The Minister for Finance made an Order commencing most of the provisions of the Central Bank Reform Act 2010 with effect from 1 October 2010.

The Order commences all provisions of the Act with effect from that date with the exception of the following provisions:

  • Arrangements for secondment of certain employees
  • Certain amendments to the Consumer Protection Act 2007
  • Certain amendments to the Central Bank Act 1942 in respect of the management of finances and accountability of the Central Bank
  • Certain amendments to the Central Bank Act 1997

The Central Bank Reform Act 2010 provides for substantial restructuring of existing arrangements for regulation of banking and financial services. The existing Central Bank and Irish Financial Services Regulatory Authority would be reconstituted as the Central Bank of Ireland.
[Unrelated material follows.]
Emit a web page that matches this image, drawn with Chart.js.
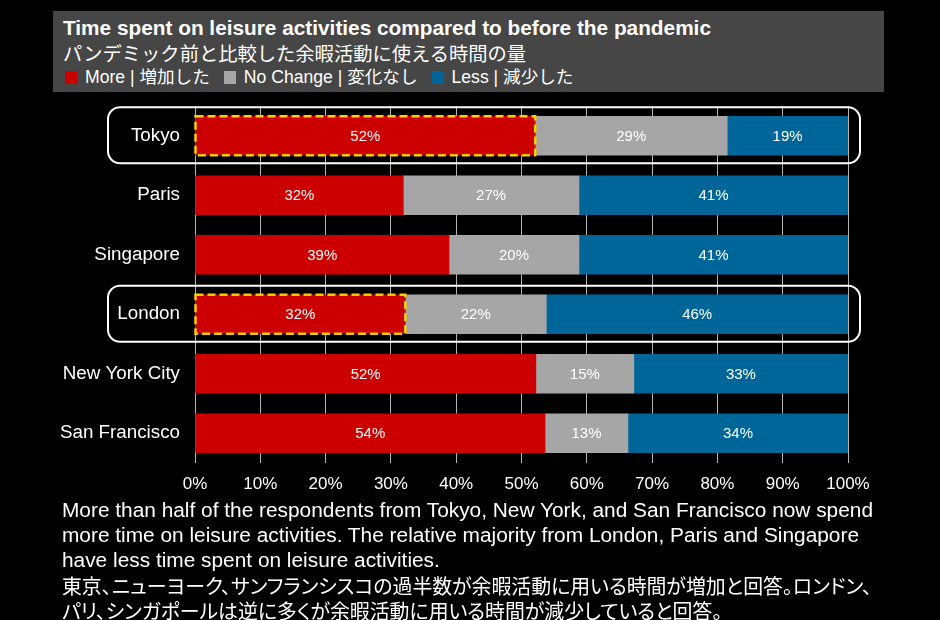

The reconstituted bank would be responsible for the stability of the financial system, for prudential regulation of financial institutions and for the protection of consumer interests. The bank will have power to impose levies for the purpose of funding the regulation of financial service providers.

Within the Act there is provision for the Central Bank to regulate appointments within financial service providers to ensure the fitness and probity of key office holders. The Act also allows the bank to appoint suitable qualified persons to be authorised officers for the purposes of Section 59 of the Insurance Act 1989 and to give the bank flexibility in its approach to ensuring compliance with insurance regulation.